The press materials for 'If You Asked for a Picture' cite a different set of sonic references (Red Hot Chili Peppers, Queens of the Stone Age) that suggest a desire to complicate gendered readings of her music. 'T&A,' the album's sardonic and wrenching lead single, which Teitelbaum performed on 'Jimmy Kimmel Live!' in a suit, was loosely inspired by 'Little T&A' by the Rolling Stones — the archetypal dude band. (Though perhaps this is itself a subtle nod to Phair, whose own 'Exile in Guyville' responded to the Stones' 'Exile on Main St.')
'I think, in some ways, talking about female musicians through the lens of feminism has been a way to minimize the complexity of them as musicians,' said Teitelbaum, choosing her words carefully, and then hedging: 'It can be.'
She's similarly ambivalent about calling her — admittedly confessional — songwriting 'vulnerable,' a word that minimizes her agency in the process. Laser-focused and assertive in conversation, she rebutted a characterization of her songs as 'insecure,' in reference to their themes of body dysmorphia: 'For me, it's a form of security or confidence to be able to talk about things that feel shameful,' she said. Her posture was understandably defensive: Public-facing Sabrina was protecting songwriter Sabrina, so she could save all her sensitivity for her craft.
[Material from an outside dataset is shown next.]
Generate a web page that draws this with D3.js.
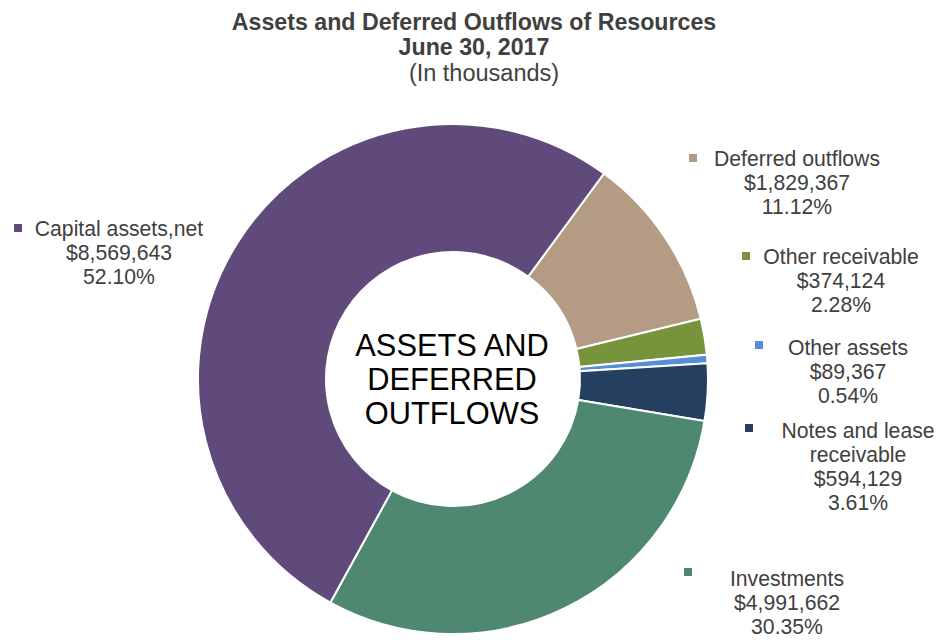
<!DOCTYPE html>
<html>
<head>
<meta charset="utf-8">
<script src="https://cdn.jsdelivr.net/npm/d3@7"></script>
<style>
  body { margin: 0; background: #fff; }
  text { font-family: 'Liberation Sans', Arial, sans-serif; }
</style>
</head>
<body>
<div id="viz"></div>
<script>
// slices in clockwise order, starting from the top right
const categories = ['Deferred outflows', 'Other receivable', 'Other assets',
  'Notes and lease\nreceivable', 'Investments', 'Capital assets,net'];
const amounts = [1829367, 374124, 89367, 594129, 4991662, 8569643];
const percents = ['11.12%', '2.28%', '0.54%', '3.61%', '30.35%', '52.10%'];

const colours = ['#B49C84', '#77933C', '#558ED5', '#243F60', '#4F8870', '#604A7B'];

// where each label block sits (centre x of text, first line y, key square)
const labelLayout = [
  { x: 797, y: 158, kx: 693, ky: 158 },
  { x: 841, y: 256, kx: 746, ky: 256 },
  { x: 848, y: 347, kx: 759, ky: 345 },
  { x: 858, y: 430, kx: 749, ky: 428 },
  { x: 787, y: 578, kx: 688, ky: 572 },
  { x: 119, y: 228, kx: 18, ky: 228 },
];

const width = 938;
const height = 640;
const cx = 453;
const cy = 379;
const outerR = 255;
const innerR = 127;
const start = 36.3 * Math.PI / 180;

const dataset = categories.map((c, i) => ({
  name: c, amount: amounts[i], pct: percents[i], colour: colours[i], pos: labelLayout[i],
}));

const svg = d3.select('#viz')
  .append('svg')
  .attr('width', width)
  .attr('height', height);

// title
const title = svg.append('g').attr('fill', '#404040').attr('text-anchor', 'middle');
title.append('text').attr('x', 474).attr('y', 30)
  .style('font-size', '23.2px').style('font-weight', 'bold')
  .text('Assets and Deferred Outflows of Resources');
title.append('text').attr('x', 474).attr('y', 55)
  .style('font-size', '23.2px').style('font-weight', 'bold')
  .text('June 30, 2017');
title.append('text').attr('x', 484).attr('y', 81)
  .style('font-size', '23.5px')
  .text('(In thousands)');

const pie = d3.pie()
  .value(d => d.amount)
  .sort(null)
  .startAngle(start)
  .endAngle(start + 2 * Math.PI);

const arc = d3.arc()
  .innerRadius(innerR)
  .outerRadius(outerR);

const donut = svg.append('g')
  .attr('transform', `translate(${cx}, ${cy})`);

donut.selectAll('path')
  .data(pie(dataset))
  .enter()
  .append('path')
  .attr('d', arc)
  .attr('fill', d => d.data.colour)
  .attr('stroke', '#fff')
  .attr('stroke-width', 2);

// centre text
const centreLines = ['ASSETS AND', 'DEFERRED', 'OUTFLOWS'];
donut.append('text')
  .attr('text-anchor', 'middle')
  .attr('fill', '#000')
  .style('font-size', '30.8px')
  .selectAll('tspan')
  .data(centreLines)
  .enter()
  .append('tspan')
  .attr('x', -1)
  .attr('y', (d, i) => -34 + i * 34)
  .attr('dy', '0.36em')
  .text(d => d);

// data labels with legend keys
const fmt = d3.format('$,');
const labels = svg.selectAll('g.label')
  .data(dataset)
  .enter()
  .append('g')
  .attr('class', 'label');

labels.append('rect')
  .attr('x', d => d.pos.kx - 4)
  .attr('y', d => d.pos.ky - 4)
  .attr('width', 8)
  .attr('height', 8)
  .attr('fill', d => d.colour);

labels.append('text')
  .attr('text-anchor', 'middle')
  .attr('fill', '#404040')
  .style('font-size', '21.2px')
  .each(function (d) {
    const lines = d.name.split('\n').concat([fmt(d.amount), d.pct]);
    d3.select(this).selectAll('tspan')
      .data(lines)
      .enter()
      .append('tspan')
      .attr('x', d.pos.x)
      .attr('y', (l, i) => d.pos.y + i * 24)
      .attr('dy', '0.36em')
      .text(l => l);
  });
</script>
</body>
</html>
She has yet to hold back a song for fear of overexposure, she said.
The singer-songwriter Samia, who got to know Teitelbaum when she was still going by Baum, also pointed to the confidence behind her friend's confessions. 'I think it's brave to speak so plainly and trust that people will understand the context,' she said in an interview, adding that Teitelbaum had 'encouraged me to make some riskier decisions.'
Teitelbaum has built and rebuilt her confidence over time. She recalled her first night opening for Phair in 2023, after a string of her own headlining shows: 'We soundchecked, and the pace was so much faster than I was used to,' she said. 'I remember talking to my band after, and being like, 'I was so comfortable before, and now I feel like the new person in the room.''
The experience was motivating, not discouraging: 'I was like, 'I'm going to get better.''
With another big tour on the horizon, Teitelbaum is eager to continue growing as a performer — but not to give too much of herself away. 'I don't have to have some story going from this section of the show to that section. I don't have to come up with banter,' she said. Not everything 'has to be 'tee-hee,'' she's realized.
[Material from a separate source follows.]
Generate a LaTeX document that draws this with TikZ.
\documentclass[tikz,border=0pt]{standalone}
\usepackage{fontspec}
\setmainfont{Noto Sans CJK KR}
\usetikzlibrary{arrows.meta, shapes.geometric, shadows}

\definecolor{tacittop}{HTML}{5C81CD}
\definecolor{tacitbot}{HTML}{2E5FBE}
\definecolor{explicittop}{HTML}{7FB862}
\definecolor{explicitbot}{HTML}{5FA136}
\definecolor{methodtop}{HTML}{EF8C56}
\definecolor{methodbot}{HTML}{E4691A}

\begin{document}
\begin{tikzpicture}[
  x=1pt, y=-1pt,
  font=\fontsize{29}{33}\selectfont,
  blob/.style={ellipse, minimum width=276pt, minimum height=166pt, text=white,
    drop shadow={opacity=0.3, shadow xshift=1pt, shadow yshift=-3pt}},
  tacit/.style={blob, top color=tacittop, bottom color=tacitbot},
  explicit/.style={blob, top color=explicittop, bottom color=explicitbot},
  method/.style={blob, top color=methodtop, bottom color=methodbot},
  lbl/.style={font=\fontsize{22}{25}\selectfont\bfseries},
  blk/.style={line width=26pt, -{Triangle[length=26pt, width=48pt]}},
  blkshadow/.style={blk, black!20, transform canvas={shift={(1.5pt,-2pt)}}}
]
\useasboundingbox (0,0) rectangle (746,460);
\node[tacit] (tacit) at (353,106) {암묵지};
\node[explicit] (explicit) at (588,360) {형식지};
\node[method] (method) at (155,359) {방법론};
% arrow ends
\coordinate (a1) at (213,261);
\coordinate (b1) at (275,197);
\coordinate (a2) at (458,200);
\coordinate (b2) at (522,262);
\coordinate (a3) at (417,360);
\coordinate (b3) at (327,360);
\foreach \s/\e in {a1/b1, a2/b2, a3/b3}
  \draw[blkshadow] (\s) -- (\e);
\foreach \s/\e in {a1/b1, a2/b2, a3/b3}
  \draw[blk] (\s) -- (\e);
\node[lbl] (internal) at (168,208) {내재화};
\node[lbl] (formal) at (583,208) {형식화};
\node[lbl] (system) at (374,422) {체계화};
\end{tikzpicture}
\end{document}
A number of years ago, Teitelbaum set a goal for herself to book the Fonda, a famed theater on Hollywood Boulevard. In her next run of shows, she'll check it off her bucket list. But her favorite place to tour is on the East Coast, and hometown crowds are particularly special. Being back in New York is 'emotionally charged,' she said, as opposed to Los Angeles, which can feel 'monotonous.' She's contemplating a move back home. (Another reason: A true New Yorker, she never learned to drive.)
In the meantime, Teitelbaum's visit stirred something. She brought up Sharon Van Etten's music video for her song 'Seventeen,' in which the singer visits personal landmarks around New York, shadowed by a teenage look-alike. The video captures the potent intersections of place and memory — the junctures where past and present selves collide.
Teitelbaum wondered aloud if she was being corny. She wasn't; this was the stuff of great songs yet to be written.